Федор же то подходил к столу, то прохаживался по комнате. От волнения губы у него вздрагивали.

— Вот это мне нравится! — он довольно потер руки. — Давно пора идти в народ. Мы превратились в каких-то сектантов.

— Я не совсем согласен, — Садовников вынес далеко вперед ферзя и посоветовал Бакумову — Двинь какой-нибудь. Просто не было необходимости… А теперь она появилась. Хорошо, братцы! Даже больше, чем хорошо. Организацию мы расширим, но сделать это надо с умом.

Садовников сообщает свои соображения. Говорит не спеша, обстоятельно. Чувствуется, что он заранее многое обдумал, взвесил.
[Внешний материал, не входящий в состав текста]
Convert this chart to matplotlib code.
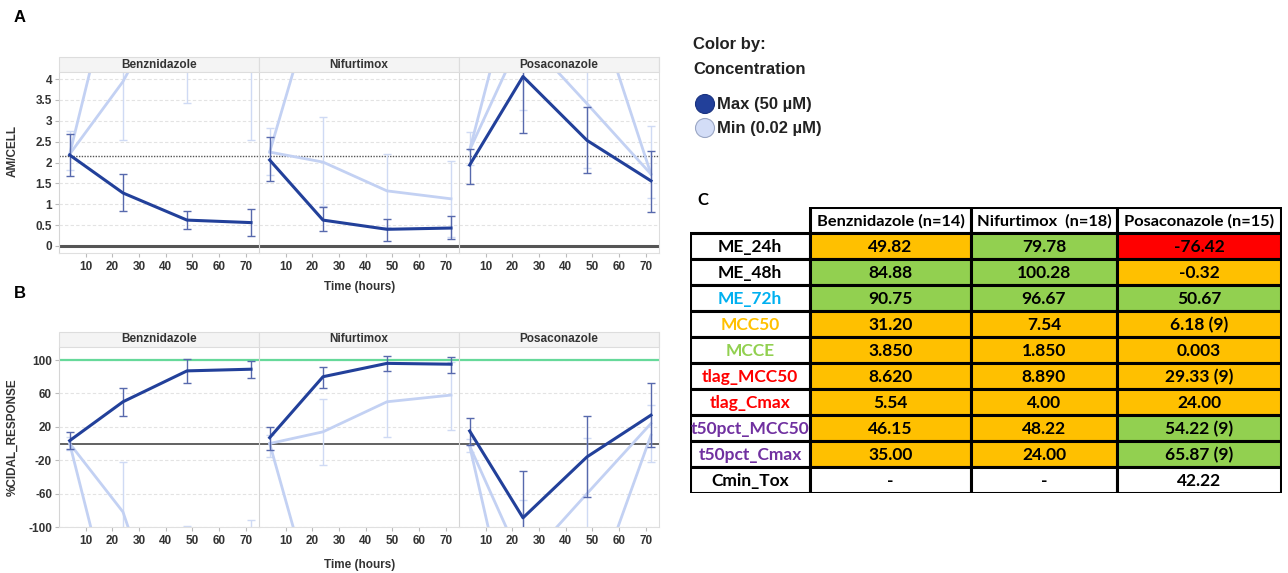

Состав штаба подпольной группы Олег Петрович предлагает ограничить троими: Никифор, Федор и он. Больше — нет смысла.

— С ростом организации возрастет опасность. — Садовников останавливает глаза на Федоре. Смотрит пристально и, кажется, с укором. — Пренебрегать своей жизнью глупо. Еще глупее пренебрегать жизнью товарищей.

Федор недовольно крякает. Видно, что он хочет что-то возразить.

— Это я так… На всякий случай… — на губах врача недолгая и легкая улыбка. — Каждую комнату мы превращаем в боевой взвод.

Садовников опять пытает взглядом Федора, потом Бакумова. Те слегка наклоняют головы. Они согласны.

Федору становится жарко. Он расстегивает воротник, распахивает френч. Вот оно, настоящее дело! Подступает… Бить! Это куда лучше, чем паясничать перед фашистами, играть в прятки. Федору представляется, как с пистолетом в руке он бежит по косогору. За ним гулкий топот товарищей. Выстрелы, взрыв гранаты…

— Подбираем двенадцать командиров взводов. Самых надежных из надежных. Шесть знают тебя, Федор, шесть — Никифора, Больше они никого не знают. Командиры взводов готовят командиров отделений и бойцов. Вы для них неизвестны. Вот так… Я беру на себя денщика и Матвея. Надо подумать об оружии. Куда его?